ZURICH/NEW YORK - Julius Baer's U.S. asset management arm Artio Global Investors Inc is set to price its U.S. initial public offering after Wall Street closes on Wednesday in what is likely to be a test of investors' appetite for new financial issues.

Baer, Switzerland's third-biggest bank, has often said in the past it was planning to list Artio once equity markets firmed and it decided earlier this month that the time was right to cash in on higher share prices and provide a boost to its acquisition war chest.

The Artio IPO could end a 15-month drought in financial company flotations, excluding real estate investment trusts in the United States.

Artio, which had $53.3 billion in assets under management as of Aug. 31, according to a regulatory filing, plans to sell 23.4 million shares at $24-$26 per share, and raise about $585 million.

Baer will sell 21 million of those shares, halving its holdings in Artio to 35 percent and bringing in proceeds of between $504 million and $546 million.

Artio, whose investment funds include the Artio International Equity Fund, saw revenues, made up nearly exclusively of investment management fees, drop 45.6 percent in the six months ended June 30, 2009, from the year-earlier period to $133.3 million.

Its assets under management fell 40 percent in 2008 to $45.2 billion as the financial crisis hit.

ACQUISITIVE BAER

Artio's IPO is part of a wider streamlining of the Swiss financial group, which is expected on Friday to reveal details of its plan to split and list its private bank and hedge fund arm GAM separately, a move welcomed by investors.

Outflows at GAM slowed in the first half, sparking optimism about its future performance, after concerns about the hedge fund industry in the crisis led investors to withdraw billions of Swiss francs in assets from the unit.

Baer will be hoping to squeeze as much money out of the listing as possible and build on an already sound capital base as a platform to expand its private bank through acquisitions.

It said over the weekend it had looked at the private banking assets Dutch bank ING Groep NV is putting up for sale and is open to discussing a deal.

Sources have told Reuters that Baer is the front-runner to buy ING's Asian and Swiss private banking assets, but they would not come cheap, with bids said to be as high as $2 billion.

ARTIO'S PRICE

Baer seems to be betting that Artio will benefit from investors' renewed enthusiasm for asset managers.
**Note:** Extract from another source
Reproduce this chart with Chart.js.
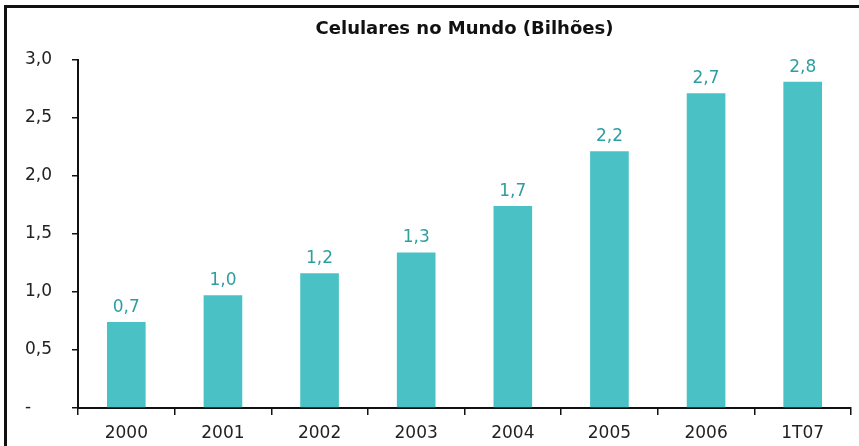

The Standard & Poor's Asset Management and Custody Banks index .GSPAMCB has risen 102.3 percent from March 2009 lows.

Last week, JP Morgan raised price targets on five U.S. asset managers because of the strong equity markets.

But Artio's pricing seems aggressive at first glance, an analyst said.

Using annualized 2009 earnings, advisory firm IPO Boutique found Artio's price-earnings valuation to be much higher than that of rivals such as T. Rowe Price Group.

It may seem pricey, said IPO Boutique's senior managing partner, Scott Sweet. But, he said, Artio could benefit from Julius Baer's international reputation.

The IPO's managers, led by Goldman Sachs, have the option to buy another 3.51 million shares.